Parashat R’eih
Friday, August 10, 2018 /29 Av, 5778
Parashat R’eih Deuteronomy 11:26-16:17
Dear Friends,
- Deuteronomy 15:4 – “There shall be no needy among you…”
- Deuteronomy 15:7 – “If, however, there is a needy person among you…”
- Deuteronomy 15:11 – “For there will never cease to be needy ones in your land…”
It seems like Deuteronomy cannot get its story straight. Does Torah envision a world in which we ameliorate impoverishment and remediate injustice, such that there no longer are poor, hungry and needy souls among us? Or not?

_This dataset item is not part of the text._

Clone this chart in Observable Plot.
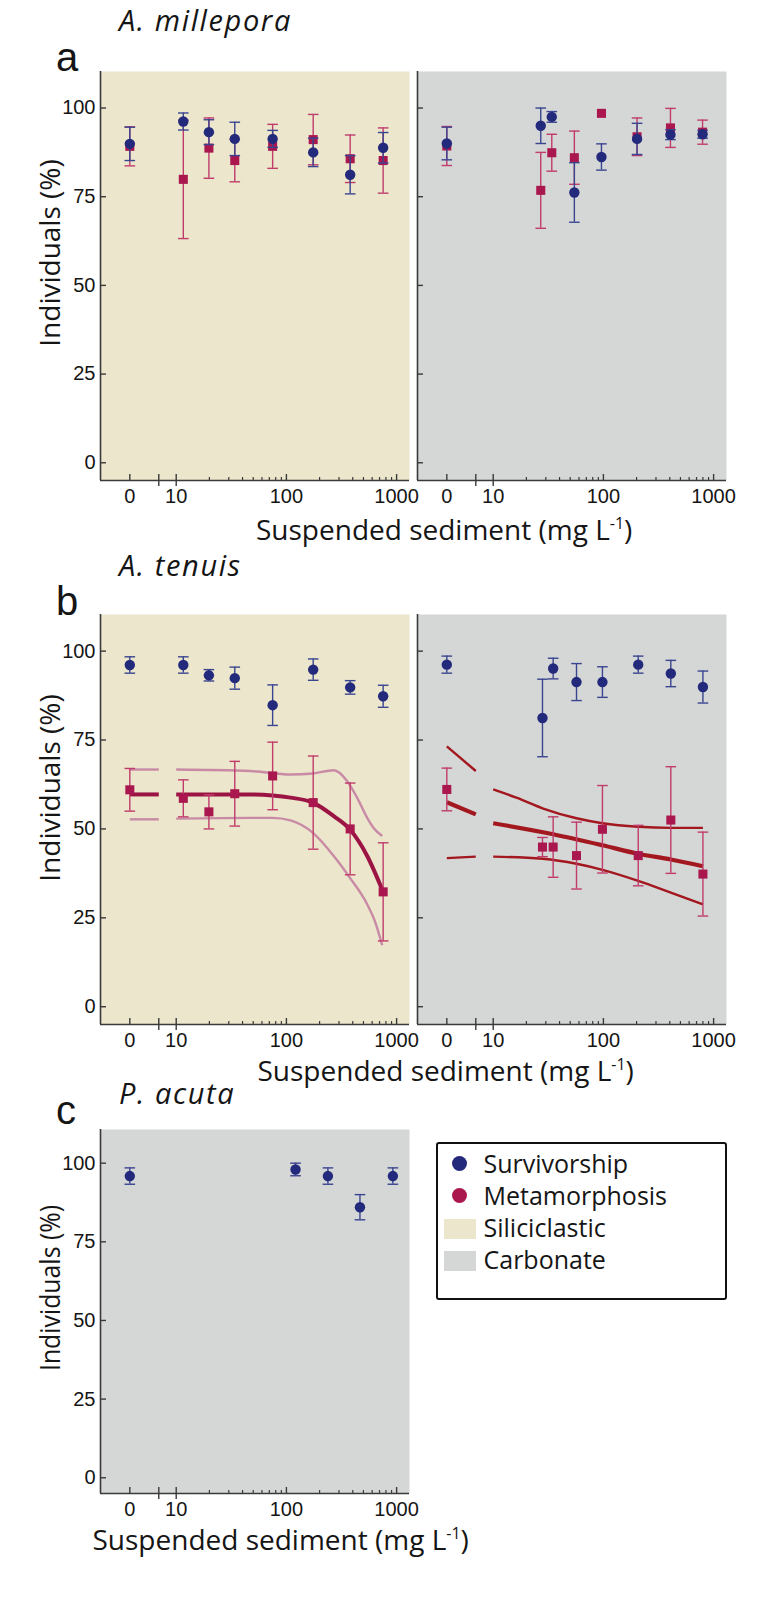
<!DOCTYPE html>
<html>
<head>
<meta charset="utf-8">
<script src="https://cdn.jsdelivr.net/npm/d3@7"></script>
<script src="https://cdn.jsdelivr.net/npm/@observablehq/plot@0.6"></script>
<style>
html,body{margin:0;padding:0;background:#fff;}
#root{position:relative;width:765px;height:1621px;overflow:hidden;background:#fff;}
.abs{position:absolute;white-space:nowrap;color:#151515;}
.title{font-family:"Open Sans",sans-serif;font-style:italic;font-size:29px;line-height:24px;letter-spacing:1.6px;}
.letter{font-family:"Liberation Sans",Arial,sans-serif;font-size:40px;line-height:32px;}
.ylab{font-family:"Open Sans",sans-serif;font-size:28px;line-height:28px;width:300px;height:28px;text-align:center;}
.xlab{font-family:"Open Sans",sans-serif;font-size:28px;line-height:20px;}
.xlab .sup{font-size:16px;position:relative;top:-11px;}
.plot{position:absolute;}
#legend{position:absolute;left:436px;top:1142px;width:291px;height:158px;box-sizing:border-box;border:2.5px solid #111;border-radius:3px;background:#fff;}
#legend .item{position:absolute;font-family:"Open Sans",sans-serif;font-size:25px;line-height:22px;white-space:nowrap;color:#151515;}
#legend .sw{position:absolute;}
</style>
</head>
<body>
<div id="root"></div>
<script>
// ---------------- data ----------------
const yTicks = [0, 25, 50, 75, 100];
const xTickValues = [0, 10, 100, 1000];
const xTickLabels = ["0", "10", "100", "1000"];
const xMinorValues = [20, 30, 40, 50, 60, 70, 80, 90, 200, 300, 400, 500, 600, 700, 800, 900];

// A. millepora — siliciclastic
const milSiliConc = [0, 11.6, 19.8, 34, 75, 175, 379, 755];
const milSiliSurv = [89.9, 96.2, 93.2, 91.3, 91.3, 87.5, 81.2, 88.8];
const milSiliSurvErr = [4.7, 2.4, 3.5, 4.7, 2.4, 4.0, 5.4, 4.3];
const milSiliMeta = [89.2, 79.9, 88.7, 85.2, 89.2, 91.1, 85.7, 85.2];
const milSiliMetaErr = [5.5, 16.7, 8.5, 6.0, 6.2, 7.1, 6.7, 9.2];

// A. millepora — carbonate
const milCarbConc = [0, 27, 34, 54.5, 96, 202, 406, 794];
const milCarbSurv = [90.0, 95.0, 97.5, 76.2, 86.2, 91.3, 92.5, 92.6];
const milCarbSurvErr = [4.6, 5.0, 1.5, 8.4, 3.7, 4.4, 1.4, 1.1];
const milCarbMeta = [89.3, 76.8, 87.4, 86.0, 98.5, 91.9, 94.4, 93.2];
const milCarbMetaErr = [5.5, 10.7, 5.2, 7.5, 0, 5.3, 5.5, 3.4];

// A. tenuis — siliciclastic
const tenSiliConc = [0, 11.6, 19.8, 34, 75, 175, 379, 755];
const tenSiliSurv = [96.1, 96.1, 93.2, 92.4, 84.8, 94.8, 89.8, 87.3];
const tenSiliSurvErr = [2.3, 2.3, 1.6, 3.1, 5.7, 3.0, 1.9, 3.1];
const tenSiliMeta = [61.0, 58.6, 54.8, 59.9, 64.9, 57.4, 50.0, 32.3];
const tenSiliMetaErr = [6.0, 5.2, 4.8, 9.1, 9.5, 13.1, 12.9, 13.8];

// A. tenuis — siliciclastic fitted curve and 95% bands
const tenSiliFitX = [0, "break", 10, 47, 75, 109, 174, 269, 376, 541, 750];
const tenSiliFitY = [59.7, 59.7, 59.7, 59.7, 59.4, 58.8, 57.4, 53.6, 49.9, 42.4, 32.5];
const tenSiliUpX = [0, "break", 10, 47, 109, 174, 269, 355, 438, 541, 621, 740];
const tenSiliUpY = [66.7, 66.7, 66.7, 66.3, 65.3, 65.6, 66.5, 63.5, 58.8, 53.1, 50.2, 48.0];
const tenSiliLoX = [0, "break", 10, 47, 75, 109, 174, 269, 376, 541, 643, 740];
const tenSiliLoY = [52.7, 52.7, 52.9, 53.1, 53.1, 52.4, 48.9, 42.4, 36.3, 28.8, 23.6, 17.3];

// A. tenuis — carbonate
const tenCarbConc = [0, 28, 35, 57, 98, 207, 409, 800];
const tenCarbSurv = [96.2, 81.2, 95.1, 91.3, 91.3, 96.2, 93.7, 89.9];
const tenCarbSurvErr = [2.4, 10.9, 2.9, 5.2, 4.3, 2.4, 3.7, 4.5];
const tenCarbMeta = [61.1, 44.9, 44.9, 42.5, 49.9, 42.5, 52.5, 37.3];
const tenCarbMetaErr = [6.0, 2.7, 8.5, 9.4, 12.3, 8.5, 15.0, 11.8];

// A. tenuis — carbonate fitted line and 95% bands
const tenCarbFitX = [0, "break", 10, 35, 98, 207, 409, 800];
const tenCarbFitY = [57.5, 54.1, 51.6, 48.5, 45.4, 43.0, 41.4, 39.5];
const tenCarbUpX = [0, "break", 10, 16.5, 28, 57, 98, 207, 409, 800];
const tenCarbUpY = [73.2, 66.3, 61.1, 58.7, 55.8, 53.0, 51.6, 50.6, 50.3, 50.3];
const tenCarbLoX = [0, "break", 10, 28, 57, 98, 207, 409, 800];
const tenCarbLoY = [41.8, 42.2, 42.2, 41.6, 40.2, 38.5, 35.4, 32.1, 28.8];

// P. acuta — carbonate
const acuConc = [0, 121, 238, 465, 925];
const acuSurv = [95.9, 98.0, 95.9, 86.0, 95.9];
const acuSurvErr = [2.6, 2.0, 2.6, 4.0, 2.6];

// legend
const legendItems = ["Survivorship", "Metamorphosis", "Siliciclastic", "Carbonate"];

// ---------------- styling ----------------
const SILI_BG = "#ebe6cc";
const CARB_BG = "#d5d6d6";
const NAVY = "#232a7c";
const NAVY_BAR = "#3a4590";
const CRIMSON = "#a9174e";
const CRIMSON_BAR = "#c03c6b";
const AXIS = "#3a3a3a";

// broken log axis: "0" sits left of a break, then log10 scale from 10 upward
const ZERO_POS = 0.579, BREAK_POS = 0.842;
const X_DOMAIN = [0.313, 3.117];
const pos = c => c === 0 ? ZERO_POS : c === "break" ? BREAK_POS : Math.log10(c);
const tickLabel = v => {
  let best = 0;
  xTickValues.forEach((t, i) => { if (Math.abs(pos(t) - v) < Math.abs(pos(xTickValues[best]) - v)) best = i; });
  return xTickLabels[best];
};

const capSymbol = {
  draw(ctx, size) { const r = Math.sqrt(size / Math.PI); ctx.moveTo(-r, 0); ctx.lineTo(r, 0); }
};

function rows(conc, mean, err) {
  return conc.map((c, i) => ({x: pos(c), y: mean[i], lo: mean[i] - err[i], hi: mean[i] + err[i], e: err[i]}));
}
function fitRows(xs, ys) {
  return xs.map((c, i) => ({x: pos(c), y: ys[i], seg: (c === 0 || c === "break") ? 0 : 1}));
}

function panel({bg, conc, surv, survErr, meta, metaErr, fits = [], yDomain, mt, areaH, ml, width, yText}) {
  const S = rows(conc, surv, survErr);
  const M = meta ? rows(conc, meta, metaErr) : [];
  const marks = [Plot.frame({fill: bg, stroke: "none"})];
  for (const f of fits) {
    marks.push(Plot.line(fitRows(f.x, f.y), {x: "x", y: "y", z: "seg", stroke: f.color, strokeWidth: f.width, curve: "monotone-x", strokeLinecap: "butt"}));
  }
  function errMarks(data, color) {
    const d = data.filter(r => r.e > 0);
    return [
      Plot.ruleX(d, {x: "x", y1: "lo", y2: "hi", stroke: color, strokeWidth: 1.4}),
      Plot.dot(d, {x: "x", y: "hi", symbol: capSymbol, r: 5.3, stroke: color, fill: "none", strokeWidth: 1.4}),
      Plot.dot(d, {x: "x", y: "lo", symbol: capSymbol, r: 5.3, stroke: color, fill: "none", strokeWidth: 1.4})
    ];
  }
  if (M.length) {
    marks.push(...errMarks(M, CRIMSON_BAR));
    marks.push(Plot.dot(M, {x: "x", y: "y", symbol: "square", r: 5.1, fill: CRIMSON, stroke: "none"}));
  }
  marks.push(...errMarks(S, NAVY_BAR));
  marks.push(Plot.dot(S, {x: "x", y: "y", symbol: "circle", r: 5.2, fill: NAVY, stroke: "none"}));

  // axes
  marks.push(
    Plot.ruleX([X_DOMAIN[0]], {stroke: AXIS, strokeWidth: 1.6}),
    Plot.ruleY([yDomain[0]], {stroke: AXIS, strokeWidth: 1.6}),
    Plot.axisY({ticks: yTicks, tickSize: -6, stroke: AXIS, strokeWidth: 1.4, fill: "none", label: null}),
    Plot.axisX({ticks: [...xTickValues.map(pos), BREAK_POS], tickSize: -6, stroke: AXIS, strokeWidth: 1.4, fill: "none", label: null}),
    Plot.axisX({ticks: [BREAK_POS, pos(10)], tickSize: 6, stroke: AXIS, strokeWidth: 1.4, fill: "none", label: null}),
    Plot.axisX({ticks: xMinorValues.map(pos), tickSize: -3, stroke: AXIS, strokeWidth: 1.2, fill: "none", label: null}),
    Plot.axisX({ticks: xTickValues.map(pos), tickFormat: tickLabel, tickSize: 0, tickPadding: 8, fontSize: 20, fill: "#151515", label: null})
  );
  if (yText) marks.push(Plot.axisY({ticks: yTicks, tickSize: 0, tickPadding: 5, fontSize: 20, fill: "#151515", label: null}));

  return Plot.plot({
    width, height: mt + areaH + 32,
    marginTop: mt, marginBottom: 32, marginLeft: ml, marginRight: width - ml - 309,
    x: {type: "linear", domain: X_DOMAIN, label: null},
    y: {type: "linear", domain: yDomain, label: null},
    style: {background: "transparent", overflow: "visible", fontFamily: "'Liberation Sans', Arial, sans-serif"},
    marks
  });
}

const root = document.getElementById("root");
function place(node, left, top) {
  node.classList.add("plot");
  node.style.left = left + "px"; node.style.top = top + "px";
  root.appendChild(node);
}
// baseline offset for a line box of height L: L/2 + fs*(asc - desc)/2
function text(cls, html, left, baseline, fs, L, asc, desc) {
  const d = document.createElement("div");
  d.className = "abs " + cls;
  d.innerHTML = html;
  d.style.left = left + "px";
  d.style.top = (baseline - (L / 2 + fs * (asc - desc) / 2)) + "px";
  root.appendChild(d);
}
function ylab(cx, cy, squash) {
  const d = document.createElement("div");
  d.className = "abs ylab";
  d.textContent = "Individuals (%)";
  d.style.left = (cx - 150) + "px";
  d.style.top = (cy - 14) + "px";
  d.style.transform = "rotate(-90deg) scaleX(" + squash + ")";
  root.appendChild(d);
}
const OA = 1.069, OD = 0.293, LA = 0.905, LD = 0.212;
const XLAB = 'Suspended sediment (mg L<span class="sup">-1</span>)';

// Panel a
const YD_AB = [-5, 110.3];
place(panel({bg: SILI_BG, conc: milSiliConc, surv: milSiliSurv, survErr: milSiliSurvErr, meta: milSiliMeta, metaErr: milSiliMetaErr,
  yDomain: YD_AB, mt: 11, areaH: 409, ml: 100, width: 430, yText: true}), 0, 60);
place(panel({bg: CARB_BG, conc: milCarbConc, surv: milCarbSurv, survErr: milCarbSurvErr, meta: milCarbMeta, metaErr: milCarbMetaErr,
  yDomain: YD_AB, mt: 11, areaH: 409, ml: 17, width: 355, yText: false}), 400, 60);

// Panel b
place(panel({bg: SILI_BG, conc: tenSiliConc, surv: tenSiliSurv, survErr: tenSiliSurvErr, meta: tenSiliMeta, metaErr: tenSiliMetaErr,
  fits: [
    {x: tenSiliUpX, y: tenSiliUpY, color: "#c98aa5", width: 2.4},
    {x: tenSiliLoX, y: tenSiliLoY, color: "#c98aa5", width: 2.4},
    {x: tenSiliFitX, y: tenSiliFitY, color: "#9c1443", width: 4}
  ],
  yDomain: YD_AB, mt: 10, areaH: 410, ml: 100, width: 430, yText: true}), 0, 604);
place(panel({bg: CARB_BG, conc: tenCarbConc, surv: tenCarbSurv, survErr: tenCarbSurvErr, meta: tenCarbMeta, metaErr: tenCarbMetaErr,
  fits: [
    {x: tenCarbUpX, y: tenCarbUpY, color: "#a3171f", width: 2.4},
    {x: tenCarbLoX, y: tenCarbLoY, color: "#a3171f", width: 2.4},
    {x: tenCarbFitX, y: tenCarbFitY, color: "#a3171f", width: 4.2}
  ],
  yDomain: YD_AB, mt: 10, areaH: 410, ml: 17, width: 355, yText: false}), 400, 604);

// Panel c
place(panel({bg: CARB_BG, conc: acuConc, surv: acuSurv, survErr: acuSurvErr,
  yDomain: [-5, 110.7], mt: 10, areaH: 364, ml: 100, width: 430, yText: true}), 0, 1119);

// Titles, letters, axis labels
text("title", "A. millepora", 119, 31, 29, 24, OA, OD);
text("title", "A. tenuis", 119, 576, 29, 24, OA, OD);
text("title", "P. acuta", 119, 1104.5, 29, 24, OA, OD);
text("letter", "a", 56, 70.7, 40, 32, LA, LD);
text("letter", "b", 56, 615, 40, 32, LA, LD);
text("letter", "c", 56, 1123.5, 40, 32, LA, LD);
ylab(49, 252.5, 1);
ylab(49, 788, 1);
ylab(49, 1288, 0.886);
text("xlab", XLAB, 256, 540, 28, 20, OA, OD);
text("xlab", XLAB, 257.5, 1080.5, 28, 20, OA, OD);
text("xlab", XLAB, 92.5, 1549.5, 28, 20, OA, OD);

// Legend
const legendSwatch = [{c: NAVY, dot: true}, {c: CRIMSON, dot: true}, {c: SILI_BG}, {c: CARB_BG}];
const lg = document.createElement("div");
lg.id = "legend";
root.appendChild(lg);
const L0 = 436 + 2.5, T0 = 1142 + 2.5;
const baselines = [1172.7, 1205, 1237.3, 1269];
legendItems.forEach((label, i) => {
  const it = document.createElement("div");
  it.className = "item";
  it.textContent = label;
  it.style.left = (484 - L0) + "px";
  it.style.top = (baselines[i] - (11 + 25 * (OA - OD) / 2) - T0) + "px";
  lg.appendChild(it);
  const sw = document.createElement("div");
  sw.className = "sw";
  sw.style.background = legendSwatch[i].c;
  if (legendSwatch[i].dot) {
    const cy = baselines[i] - 8.7;
    sw.style.width = "15px"; sw.style.height = "15px"; sw.style.borderRadius = "50%";
    sw.style.left = (460 - 7.5 - L0) + "px"; sw.style.top = (cy - 7.5 - T0) + "px";
  } else {
    sw.style.width = "32px"; sw.style.height = "20px";
    sw.style.left = (444.3 - L0) + "px"; sw.style.top = (baselines[i] - 18 - T0) + "px";
  }
  lg.appendChild(sw);
});
</script>
</body>
</html>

I would suggest that Torah is teaching a value or an aspiration, not offering a prescription or description. Of course, there always will be poor and needy people among us – just look at the street corners in San Pedro, or nearly any other city in Southern California. If I were homeless and needy, I would opt to live in Southern California, too, rather than Sheboygan or Schenectady. Yet, Torah applies no less to Wisconsin or New York, than it does in California.
In essence, Torah is a document which elides the real with the ideal, and begs us to do the same. Torah begins with the ideal, “There shall be no needy among you…” It is the world which God first created, when we dwelled in the Garden. There was no shortage of fig leaves, and food was abundant. Disparity of wealth was unimaginable, especially when the world population was merely ‘two’. Yes, it was a mythic existence, but it set the bar for the ideal.
Yet, then came reality. Along with growth and sophistication and diversity, humanity also generated inequality of power, affluence and influence. Reality became apparent, “If, however, there is a needy person among you…” Torah had to swallow its dream, and command us to live in the real, and care for the needy.
Ultimately, Torah had to concede, “For there will never cease to be needy ones in your land…”
This week, we stand on the cusp of the month of Elul, heralding a New Year of the Jewish people, and we begin with these words of Torah. No matter how much we dream and we imagine, we must be grounded in what is real. And, as much as we are confronted with what is real, we must never cease to imagine the ideal.
That is the essential message of Torah.